Brandon Jacobs Gives Dallas Cowboys Nothing to Be Scared of

Louis Musto@LouisMustoContributor IIIDecember 9, 2011

EAST RUTHERFORD, NJ - OCTOBER 17:  Brandon Jacobs #27 of the New York Giants against the Detroit Lions at New Meadowlands Stadium on October 17, 2010 in East Rutherford, New Jersey.  (Photo by Nick Laham/Getty Images)
Nick Laham/Getty Images

Don’t be foolish Brandon Jacobs, no one is scared of you anymore.

Despite Jacobs’ motivating reply following some schoolyard name-calling on the part of the New York Giants’ Week 14 opponent, the Dallas Cowboys, the reality is that Brandon Jacobs is merely a shell of his former self. In 10 games for the Giants this season, the 6'5", 260-pound running back has rushed for a meager 379 yards—good enough for second on the team behind Ahmad Bradshaw, despite Bradshaw missing the last month with a foot injury.

The reply comes in light of Cowboys cornerback Mike Jenkins’ comments stating that Jacobs is a “bully."

Jacobs has been anything but a bully for the Giants, though, in 2011. In Bradshaw’s absence, Jacobs failed to step up and truly carry the load for the Giants, forcing quarterback Eli Manning to lift the Giants on nearly every offensive drive.

After a good, 72-yard performance in the Giants’ win against the New England Patriots, Jacobs averaged just 33.7 yards per game. Jacobs continued to hit the line with little steam and showed little effort to break tackles at his legs. Teams have had no trouble stopping Jacobs, and there’s no reason to believe the NFL’s ninth-ranked rush defense will either.
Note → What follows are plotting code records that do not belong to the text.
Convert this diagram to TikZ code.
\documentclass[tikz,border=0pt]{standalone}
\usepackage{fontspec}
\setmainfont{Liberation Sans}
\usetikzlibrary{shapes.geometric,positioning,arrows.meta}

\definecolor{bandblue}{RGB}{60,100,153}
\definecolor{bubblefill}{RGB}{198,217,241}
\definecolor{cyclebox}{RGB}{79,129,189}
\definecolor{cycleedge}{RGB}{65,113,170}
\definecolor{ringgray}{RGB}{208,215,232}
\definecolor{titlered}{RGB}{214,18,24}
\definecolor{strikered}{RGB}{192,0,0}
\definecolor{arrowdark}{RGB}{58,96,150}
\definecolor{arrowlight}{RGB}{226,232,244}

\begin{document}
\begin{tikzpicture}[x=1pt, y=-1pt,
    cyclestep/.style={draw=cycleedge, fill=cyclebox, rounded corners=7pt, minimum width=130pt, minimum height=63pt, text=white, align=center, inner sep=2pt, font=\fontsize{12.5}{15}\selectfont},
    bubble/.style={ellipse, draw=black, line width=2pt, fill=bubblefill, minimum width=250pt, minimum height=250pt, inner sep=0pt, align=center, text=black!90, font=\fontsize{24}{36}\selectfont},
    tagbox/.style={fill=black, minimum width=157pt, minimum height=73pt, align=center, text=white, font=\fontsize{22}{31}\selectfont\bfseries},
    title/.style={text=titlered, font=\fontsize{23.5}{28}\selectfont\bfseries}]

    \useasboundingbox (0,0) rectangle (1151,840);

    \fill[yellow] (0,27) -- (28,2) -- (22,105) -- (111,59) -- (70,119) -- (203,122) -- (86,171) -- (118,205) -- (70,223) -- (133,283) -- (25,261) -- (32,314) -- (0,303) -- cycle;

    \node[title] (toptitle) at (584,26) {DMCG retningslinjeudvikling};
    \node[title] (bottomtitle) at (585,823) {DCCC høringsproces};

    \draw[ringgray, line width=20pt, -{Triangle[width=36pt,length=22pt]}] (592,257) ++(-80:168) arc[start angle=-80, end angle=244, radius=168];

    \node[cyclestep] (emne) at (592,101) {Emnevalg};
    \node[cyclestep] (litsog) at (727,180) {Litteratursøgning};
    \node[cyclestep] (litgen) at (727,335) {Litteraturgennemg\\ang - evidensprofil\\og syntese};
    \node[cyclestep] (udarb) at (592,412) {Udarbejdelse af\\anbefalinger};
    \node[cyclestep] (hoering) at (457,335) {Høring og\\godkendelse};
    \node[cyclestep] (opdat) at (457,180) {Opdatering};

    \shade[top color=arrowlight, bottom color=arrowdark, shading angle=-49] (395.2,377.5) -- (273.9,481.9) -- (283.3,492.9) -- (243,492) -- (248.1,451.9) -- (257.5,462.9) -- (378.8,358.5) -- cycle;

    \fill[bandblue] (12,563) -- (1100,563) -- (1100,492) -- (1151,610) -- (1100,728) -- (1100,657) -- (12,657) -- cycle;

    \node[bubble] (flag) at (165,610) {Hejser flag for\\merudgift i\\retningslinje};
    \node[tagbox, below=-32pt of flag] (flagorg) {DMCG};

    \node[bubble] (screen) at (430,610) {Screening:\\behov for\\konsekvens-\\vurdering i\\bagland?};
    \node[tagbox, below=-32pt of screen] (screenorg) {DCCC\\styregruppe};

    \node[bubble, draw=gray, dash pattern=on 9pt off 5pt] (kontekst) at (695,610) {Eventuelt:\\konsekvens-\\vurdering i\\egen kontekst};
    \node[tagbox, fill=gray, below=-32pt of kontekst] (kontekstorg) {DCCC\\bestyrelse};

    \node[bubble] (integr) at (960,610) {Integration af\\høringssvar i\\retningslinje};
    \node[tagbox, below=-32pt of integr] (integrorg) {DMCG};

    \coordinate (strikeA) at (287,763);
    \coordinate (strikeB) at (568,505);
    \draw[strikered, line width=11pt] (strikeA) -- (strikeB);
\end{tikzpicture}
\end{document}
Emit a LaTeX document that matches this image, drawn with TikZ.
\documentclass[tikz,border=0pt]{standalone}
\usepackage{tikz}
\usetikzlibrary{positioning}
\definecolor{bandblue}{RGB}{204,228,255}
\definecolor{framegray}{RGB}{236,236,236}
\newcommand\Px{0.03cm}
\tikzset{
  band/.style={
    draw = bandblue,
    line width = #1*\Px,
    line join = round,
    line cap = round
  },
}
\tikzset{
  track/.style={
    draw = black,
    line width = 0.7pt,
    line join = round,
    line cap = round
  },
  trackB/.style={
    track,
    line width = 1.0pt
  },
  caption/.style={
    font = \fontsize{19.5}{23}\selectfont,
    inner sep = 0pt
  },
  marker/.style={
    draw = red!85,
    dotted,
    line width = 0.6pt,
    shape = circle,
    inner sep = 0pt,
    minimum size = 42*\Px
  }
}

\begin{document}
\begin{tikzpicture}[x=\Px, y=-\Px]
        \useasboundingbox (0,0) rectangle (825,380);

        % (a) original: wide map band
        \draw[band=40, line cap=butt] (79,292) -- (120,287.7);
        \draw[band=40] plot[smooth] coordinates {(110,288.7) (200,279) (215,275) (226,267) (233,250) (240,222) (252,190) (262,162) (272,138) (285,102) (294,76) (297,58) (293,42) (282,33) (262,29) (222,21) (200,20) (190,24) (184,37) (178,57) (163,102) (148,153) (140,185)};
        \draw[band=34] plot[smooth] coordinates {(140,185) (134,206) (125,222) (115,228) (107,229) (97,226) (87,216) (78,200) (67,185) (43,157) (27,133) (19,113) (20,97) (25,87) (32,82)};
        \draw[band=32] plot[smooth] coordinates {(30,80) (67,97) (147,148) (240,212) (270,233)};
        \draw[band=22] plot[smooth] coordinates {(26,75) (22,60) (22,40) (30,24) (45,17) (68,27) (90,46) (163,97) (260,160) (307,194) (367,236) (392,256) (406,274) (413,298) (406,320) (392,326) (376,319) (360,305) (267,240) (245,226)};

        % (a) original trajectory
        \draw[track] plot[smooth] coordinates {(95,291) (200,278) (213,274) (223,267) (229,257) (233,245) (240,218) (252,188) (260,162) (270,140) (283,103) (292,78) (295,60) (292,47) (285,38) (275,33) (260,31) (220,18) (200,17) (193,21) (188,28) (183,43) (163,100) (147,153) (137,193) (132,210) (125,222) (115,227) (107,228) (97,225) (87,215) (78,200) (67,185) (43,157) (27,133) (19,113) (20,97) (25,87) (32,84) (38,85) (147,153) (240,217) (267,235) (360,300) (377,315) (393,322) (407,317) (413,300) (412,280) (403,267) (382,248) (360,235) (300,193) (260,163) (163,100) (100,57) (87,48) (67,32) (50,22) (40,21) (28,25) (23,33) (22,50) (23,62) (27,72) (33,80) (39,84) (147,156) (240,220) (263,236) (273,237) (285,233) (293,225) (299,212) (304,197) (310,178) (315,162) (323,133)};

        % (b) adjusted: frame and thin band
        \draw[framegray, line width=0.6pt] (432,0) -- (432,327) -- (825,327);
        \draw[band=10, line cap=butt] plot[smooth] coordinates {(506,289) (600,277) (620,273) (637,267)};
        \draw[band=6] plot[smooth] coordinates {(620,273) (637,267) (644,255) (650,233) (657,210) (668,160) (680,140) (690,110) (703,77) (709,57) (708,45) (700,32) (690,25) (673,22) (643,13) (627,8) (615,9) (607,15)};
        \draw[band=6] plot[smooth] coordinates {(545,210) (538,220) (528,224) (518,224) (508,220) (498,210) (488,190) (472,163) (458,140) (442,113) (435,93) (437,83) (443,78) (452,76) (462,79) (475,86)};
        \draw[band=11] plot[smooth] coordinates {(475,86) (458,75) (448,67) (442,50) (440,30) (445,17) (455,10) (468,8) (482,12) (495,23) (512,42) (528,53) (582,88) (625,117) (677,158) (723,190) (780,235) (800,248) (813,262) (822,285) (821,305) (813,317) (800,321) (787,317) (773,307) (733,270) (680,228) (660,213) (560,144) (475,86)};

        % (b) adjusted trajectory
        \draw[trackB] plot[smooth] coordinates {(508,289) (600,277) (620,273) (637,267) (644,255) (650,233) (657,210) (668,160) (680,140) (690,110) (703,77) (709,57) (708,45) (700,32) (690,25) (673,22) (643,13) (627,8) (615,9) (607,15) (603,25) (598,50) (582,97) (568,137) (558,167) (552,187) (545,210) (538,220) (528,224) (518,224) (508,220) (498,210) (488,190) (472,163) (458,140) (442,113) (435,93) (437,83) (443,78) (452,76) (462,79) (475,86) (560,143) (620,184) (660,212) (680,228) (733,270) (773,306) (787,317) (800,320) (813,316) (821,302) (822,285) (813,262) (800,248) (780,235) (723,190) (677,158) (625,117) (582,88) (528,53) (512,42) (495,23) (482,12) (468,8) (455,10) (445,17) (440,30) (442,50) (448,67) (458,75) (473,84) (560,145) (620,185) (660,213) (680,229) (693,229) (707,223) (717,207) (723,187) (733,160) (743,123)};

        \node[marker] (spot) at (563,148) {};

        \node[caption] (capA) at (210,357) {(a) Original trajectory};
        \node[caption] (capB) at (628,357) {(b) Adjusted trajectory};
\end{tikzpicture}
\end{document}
The Giants (6-6) and NFC East-leading Cowboys (7-5) meet for the first time this season on Sunday in Cowboys Stadium with a vital opportunity in the NFC playoff race. The Giants have lost four straight games, including a heartbreaking final-minute loss to the undefeated Green Bay Packers in Week 13, while the Cowboys have won four of their last five.

The Cowboys missed an opportunity to gain a two-game edge on the Giants, due in part to a questionable timeout call by their head coach, Jason Garrett, which essentially “iced” their kicker and caused him to miss a 49-yard field goal as regulation time expired against the Arizona Cardinals. The Cardinals won on a 52-yard touchdown reception by LaRod Stephens-Howling in overtime.

Jacobs has had mixed success against the Cowboys in the past. Last season, Jacobs ran for 75 yards on 12 carries for 6.2 yards per carry in a Week 7 victory, only to turn out a disappointing performance with just 3.4 yards per carry en route to a Week 10 loss at home against Jon Kitna and the ‘Boys.

The 33-20 loss, highlighted by poor offensive execution, contributed to another second-half collapse for the Giants that caused them to miss the playoffs for the second straight season.

With the Giants’ playoff hopes clinging for dear life, New York must play as they have since they opened Cowboys Stadium against the Cowboys in 2009—the Giants are 2-0 in Cowboys Stadium. A solid performance from Brandon Jacobs would help, but this season has shown that is unlikely to be the case come Sunday.

The big man from Southern Illinois was once a dangerous force that ignited fear within his opposition, but now, he brings nothing more than the fear of a fleeting headache if you make the mistake of tackling him too high.

Brandon Jacobs, you are a bully.

Unfortunately, your bullying stops the moment the ball is snapped.